#### TASK
Your task is to give the listing below back word for word, pictures excluded.
— BEGIN —
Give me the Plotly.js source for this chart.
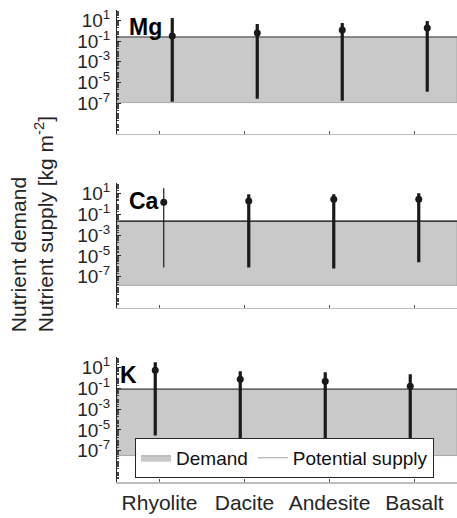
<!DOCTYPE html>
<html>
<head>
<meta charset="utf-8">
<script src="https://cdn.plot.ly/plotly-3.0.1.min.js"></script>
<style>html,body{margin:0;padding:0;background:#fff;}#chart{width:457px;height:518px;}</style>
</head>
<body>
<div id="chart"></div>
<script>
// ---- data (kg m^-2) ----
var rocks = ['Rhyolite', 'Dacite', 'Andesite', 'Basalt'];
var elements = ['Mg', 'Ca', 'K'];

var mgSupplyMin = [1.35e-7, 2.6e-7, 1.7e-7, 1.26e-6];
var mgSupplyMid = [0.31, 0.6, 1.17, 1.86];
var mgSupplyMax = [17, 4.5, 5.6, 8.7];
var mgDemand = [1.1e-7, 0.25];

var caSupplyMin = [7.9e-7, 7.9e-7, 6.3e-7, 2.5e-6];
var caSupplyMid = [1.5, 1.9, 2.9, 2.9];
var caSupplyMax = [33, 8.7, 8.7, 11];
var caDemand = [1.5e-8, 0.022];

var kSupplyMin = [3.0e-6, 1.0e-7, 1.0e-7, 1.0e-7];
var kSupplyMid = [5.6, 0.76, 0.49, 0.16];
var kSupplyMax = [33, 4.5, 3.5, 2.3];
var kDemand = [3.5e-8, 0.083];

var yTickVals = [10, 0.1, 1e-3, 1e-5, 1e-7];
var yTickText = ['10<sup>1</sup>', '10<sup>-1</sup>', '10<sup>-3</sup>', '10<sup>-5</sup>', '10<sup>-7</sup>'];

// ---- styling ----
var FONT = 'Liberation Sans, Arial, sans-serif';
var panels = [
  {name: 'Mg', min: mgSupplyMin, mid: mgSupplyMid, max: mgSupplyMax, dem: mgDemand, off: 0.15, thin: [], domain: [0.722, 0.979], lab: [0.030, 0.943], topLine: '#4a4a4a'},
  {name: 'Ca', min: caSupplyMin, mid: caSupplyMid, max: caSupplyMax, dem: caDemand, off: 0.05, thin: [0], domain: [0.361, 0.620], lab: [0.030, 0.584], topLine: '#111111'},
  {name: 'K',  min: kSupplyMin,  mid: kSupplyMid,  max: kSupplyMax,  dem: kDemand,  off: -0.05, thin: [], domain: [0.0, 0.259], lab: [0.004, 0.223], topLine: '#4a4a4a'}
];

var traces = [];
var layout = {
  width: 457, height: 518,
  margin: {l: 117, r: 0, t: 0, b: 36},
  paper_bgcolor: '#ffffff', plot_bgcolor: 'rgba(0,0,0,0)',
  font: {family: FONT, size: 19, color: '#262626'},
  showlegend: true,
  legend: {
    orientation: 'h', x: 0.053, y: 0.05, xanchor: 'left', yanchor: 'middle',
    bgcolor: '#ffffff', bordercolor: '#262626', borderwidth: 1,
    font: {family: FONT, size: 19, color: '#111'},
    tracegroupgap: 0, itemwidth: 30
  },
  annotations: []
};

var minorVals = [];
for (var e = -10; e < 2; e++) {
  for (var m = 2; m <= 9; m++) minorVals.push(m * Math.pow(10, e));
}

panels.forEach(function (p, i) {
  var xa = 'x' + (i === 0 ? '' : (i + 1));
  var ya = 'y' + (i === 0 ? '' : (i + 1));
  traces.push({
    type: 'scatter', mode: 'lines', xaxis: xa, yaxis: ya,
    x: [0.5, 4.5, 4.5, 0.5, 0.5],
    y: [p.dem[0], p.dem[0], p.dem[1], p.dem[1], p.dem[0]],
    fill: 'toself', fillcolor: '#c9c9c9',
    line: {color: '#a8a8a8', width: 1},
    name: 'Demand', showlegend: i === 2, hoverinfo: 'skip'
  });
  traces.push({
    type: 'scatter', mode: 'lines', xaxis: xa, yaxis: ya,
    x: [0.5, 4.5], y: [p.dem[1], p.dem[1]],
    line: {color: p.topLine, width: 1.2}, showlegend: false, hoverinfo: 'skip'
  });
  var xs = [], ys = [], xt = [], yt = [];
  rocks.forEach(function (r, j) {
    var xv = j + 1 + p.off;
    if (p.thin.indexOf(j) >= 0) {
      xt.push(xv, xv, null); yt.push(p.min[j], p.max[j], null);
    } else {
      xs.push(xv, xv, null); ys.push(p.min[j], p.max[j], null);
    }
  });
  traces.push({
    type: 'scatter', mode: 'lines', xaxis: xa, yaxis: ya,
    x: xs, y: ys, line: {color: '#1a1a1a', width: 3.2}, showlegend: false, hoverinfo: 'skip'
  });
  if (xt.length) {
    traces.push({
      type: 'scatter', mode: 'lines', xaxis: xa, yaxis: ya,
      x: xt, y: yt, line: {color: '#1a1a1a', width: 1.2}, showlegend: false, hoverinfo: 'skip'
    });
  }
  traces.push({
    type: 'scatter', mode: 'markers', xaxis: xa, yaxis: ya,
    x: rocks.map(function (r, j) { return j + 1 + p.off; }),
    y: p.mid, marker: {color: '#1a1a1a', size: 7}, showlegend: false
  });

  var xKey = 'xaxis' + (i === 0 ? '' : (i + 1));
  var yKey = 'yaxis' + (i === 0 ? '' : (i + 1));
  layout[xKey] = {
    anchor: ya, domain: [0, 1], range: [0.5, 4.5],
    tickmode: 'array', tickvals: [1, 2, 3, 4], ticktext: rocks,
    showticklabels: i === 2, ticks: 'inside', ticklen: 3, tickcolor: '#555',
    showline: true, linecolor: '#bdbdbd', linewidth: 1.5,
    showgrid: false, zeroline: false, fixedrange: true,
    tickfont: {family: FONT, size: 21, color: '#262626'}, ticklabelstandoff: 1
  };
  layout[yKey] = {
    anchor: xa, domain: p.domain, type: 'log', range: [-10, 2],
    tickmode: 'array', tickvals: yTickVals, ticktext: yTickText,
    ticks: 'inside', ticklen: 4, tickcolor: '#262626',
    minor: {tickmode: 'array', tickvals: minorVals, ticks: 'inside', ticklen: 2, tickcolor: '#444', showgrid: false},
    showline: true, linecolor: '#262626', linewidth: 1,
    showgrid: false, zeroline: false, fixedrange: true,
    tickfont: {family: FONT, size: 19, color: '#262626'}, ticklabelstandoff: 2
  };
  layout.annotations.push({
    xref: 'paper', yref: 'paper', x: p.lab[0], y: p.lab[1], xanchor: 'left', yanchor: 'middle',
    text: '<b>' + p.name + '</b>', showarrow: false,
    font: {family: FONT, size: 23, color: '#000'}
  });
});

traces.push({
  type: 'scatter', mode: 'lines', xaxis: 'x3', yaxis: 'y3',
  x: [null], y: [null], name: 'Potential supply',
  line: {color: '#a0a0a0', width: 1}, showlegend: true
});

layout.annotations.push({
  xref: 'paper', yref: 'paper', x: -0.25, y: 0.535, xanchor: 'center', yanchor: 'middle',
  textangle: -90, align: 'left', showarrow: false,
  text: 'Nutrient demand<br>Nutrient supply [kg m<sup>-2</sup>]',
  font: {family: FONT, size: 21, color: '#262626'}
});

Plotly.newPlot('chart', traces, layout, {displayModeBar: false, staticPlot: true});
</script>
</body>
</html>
— END —
#### OUTPUT OF THE TASK
Give me the Plotly.js source for this chart.
<!DOCTYPE html>
<html>
<head>
<meta charset="utf-8">
<script src="https://cdn.plot.ly/plotly-3.0.1.min.js"></script>
<style>html,body{margin:0;padding:0;background:#fff;}#chart{width:457px;height:518px;}</style>
</head>
<body>
<div id="chart"></div>
<script>
// ---- data (kg m^-2) ----
var rocks = ['Rhyolite', 'Dacite', 'Andesite', 'Basalt'];
var elements = ['Mg', 'Ca', 'K'];

var mgSupplyMin = [1.35e-7, 2.6e-7, 1.7e-7, 1.26e-6];
var mgSupplyMid = [0.31, 0.6, 1.17, 1.86];
var mgSupplyMax = [17, 4.5, 5.6, 8.7];
var mgDemand = [1.1e-7, 0.25];

var caSupplyMin = [7.9e-7, 7.9e-7, 6.3e-7, 2.5e-6];
var caSupplyMid = [1.5, 1.9, 2.9, 2.9];
var caSupplyMax = [33, 8.7, 8.7, 11];
var caDemand = [1.5e-8, 0.022];

var kSupplyMin = [3.0e-6, 1.0e-7, 1.0e-7, 1.0e-7];
var kSupplyMid = [5.6, 0.76, 0.49, 0.16];
var kSupplyMax = [33, 4.5, 3.5, 2.3];
var kDemand = [3.5e-8, 0.083];

var yTickVals = [10, 0.1, 1e-3, 1e-5, 1e-7];
var yTickText = ['10<sup>1</sup>', '10<sup>-1</sup>', '10<sup>-3</sup>', '10<sup>-5</sup>', '10<sup>-7</sup>'];

// ---- styling ----
var FONT = 'Liberation Sans, Arial, sans-serif';
var panels = [
  {name: 'Mg', min: mgSupplyMin, mid: mgSupplyMid, max: mgSupplyMax, dem: mgDemand, off: 0.15, thin: [], domain: [0.722, 0.979], lab: [0.030, 0.943], topLine: '#4a4a4a'},
  {name: 'Ca', min: caSupplyMin, mid: caSupplyMid, max: caSupplyMax, dem: caDemand, off: 0.05, thin: [0], domain: [0.361, 0.620], lab: [0.030, 0.584], topLine: '#111111'},
  {name: 'K',  min: kSupplyMin,  mid: kSupplyMid,  max: kSupplyMax,  dem: kDemand,  off: -0.05, thin: [], domain: [0.0, 0.259], lab: [0.004, 0.223], topLine: '#4a4a4a'}
];

var traces = [];
var layout = {
  width: 457, height: 518,
  margin: {l: 117, r: 0, t: 0, b: 36},
  paper_bgcolor: '#ffffff', plot_bgcolor: 'rgba(0,0,0,0)',
  font: {family: FONT, size: 19, color: '#262626'},
  showlegend: true,
  legend: {
    orientation: 'h', x: 0.053, y: 0.05, xanchor: 'left', yanchor: 'middle',
    bgcolor: '#ffffff', bordercolor: '#262626', borderwidth: 1,
    font: {family: FONT, size: 19, color: '#111'},
    tracegroupgap: 0, itemwidth: 30
  },
  annotations: []
};

var minorVals = [];
for (var e = -10; e < 2; e++) {
  for (var m = 2; m <= 9; m++) minorVals.push(m * Math.pow(10, e));
}

panels.forEach(function (p, i) {
  var xa = 'x' + (i === 0 ? '' : (i + 1));
  var ya = 'y' + (i === 0 ? '' : (i + 1));
  traces.push({
    type: 'scatter', mode: 'lines', xaxis: xa, yaxis: ya,
    x: [0.5, 4.5, 4.5, 0.5, 0.5],
    y: [p.dem[0], p.dem[0], p.dem[1], p.dem[1], p.dem[0]],
    fill: 'toself', fillcolor: '#c9c9c9',
    line: {color: '#a8a8a8', width: 1},
    name: 'Demand', showlegend: i === 2, hoverinfo: 'skip'
  });
  traces.push({
    type: 'scatter', mode: 'lines', xaxis: xa, yaxis: ya,
    x: [0.5, 4.5], y: [p.dem[1], p.dem[1]],
    line: {color: p.topLine, width: 1.2}, showlegend: false, hoverinfo: 'skip'
  });
  var xs = [], ys = [], xt = [], yt = [];
  rocks.forEach(function (r, j) {
    var xv = j + 1 + p.off;
    if (p.thin.indexOf(j) >= 0) {
      xt.push(xv, xv, null); yt.push(p.min[j], p.max[j], null);
    } else {
      xs.push(xv, xv, null); ys.push(p.min[j], p.max[j], null);
    }
  });
  traces.push({
    type: 'scatter', mode: 'lines', xaxis: xa, yaxis: ya,
    x: xs, y: ys, line: {color: '#1a1a1a', width: 3.2}, showlegend: false, hoverinfo: 'skip'
  });
  if (xt.length) {
    traces.push({
      type: 'scatter', mode: 'lines', xaxis: xa, yaxis: ya,
      x: xt, y: yt, line: {color: '#1a1a1a', width: 1.2}, showlegend: false, hoverinfo: 'skip'
    });
  }
  traces.push({
    type: 'scatter', mode: 'markers', xaxis: xa, yaxis: ya,
    x: rocks.map(function (r, j) { return j + 1 + p.off; }),
    y: p.mid, marker: {color: '#1a1a1a', size: 7}, showlegend: false
  });

  var xKey = 'xaxis' + (i === 0 ? '' : (i + 1));
  var yKey = 'yaxis' + (i === 0 ? '' : (i + 1));
  layout[xKey] = {
    anchor: ya, domain: [0, 1], range: [0.5, 4.5],
    tickmode: 'array', tickvals: [1, 2, 3, 4], ticktext: rocks,
    showticklabels: i === 2, ticks: 'inside', ticklen: 3, tickcolor: '#555',
    showline: true, linecolor: '#bdbdbd', linewidth: 1.5,
    showgrid: false, zeroline: false, fixedrange: true,
    tickfont: {family: FONT, size: 21, color: '#262626'}, ticklabelstandoff: 1
  };
  layout[yKey] = {
    anchor: xa, domain: p.domain, type: 'log', range: [-10, 2],
    tickmode: 'array', tickvals: yTickVals, ticktext: yTickText,
    ticks: 'inside', ticklen: 4, tickcolor: '#262626',
    minor: {tickmode: 'array', tickvals: minorVals, ticks: 'inside', ticklen: 2, tickcolor: '#444', showgrid: false},
    showline: true, linecolor: '#262626', linewidth: 1,
    showgrid: false, zeroline: false, fixedrange: true,
    tickfont: {family: FONT, size: 19, color: '#262626'}, ticklabelstandoff: 2
  };
  layout.annotations.push({
    xref: 'paper', yref: 'paper', x: p.lab[0], y: p.lab[1], xanchor: 'left', yanchor: 'middle',
    text: '<b>' + p.name + '</b>', showarrow: false,
    font: {family: FONT, size: 23, color: '#000'}
  });
});

traces.push({
  type: 'scatter', mode: 'lines', xaxis: 'x3', yaxis: 'y3',
  x: [null], y: [null], name: 'Potential supply',
  line: {color: '#a0a0a0', width: 1}, showlegend: true
});

layout.annotations.push({
  xref: 'paper', yref: 'paper', x: -0.25, y: 0.535, xanchor: 'center', yanchor: 'middle',
  textangle: -90, align: 'left', showarrow: false,
  text: 'Nutrient demand<br>Nutrient supply [kg m<sup>-2</sup>]',
  font: {family: FONT, size: 21, color: '#262626'}
});

Plotly.newPlot('chart', traces, layout, {displayModeBar: false, staticPlot: true});
</script>
</body>
</html>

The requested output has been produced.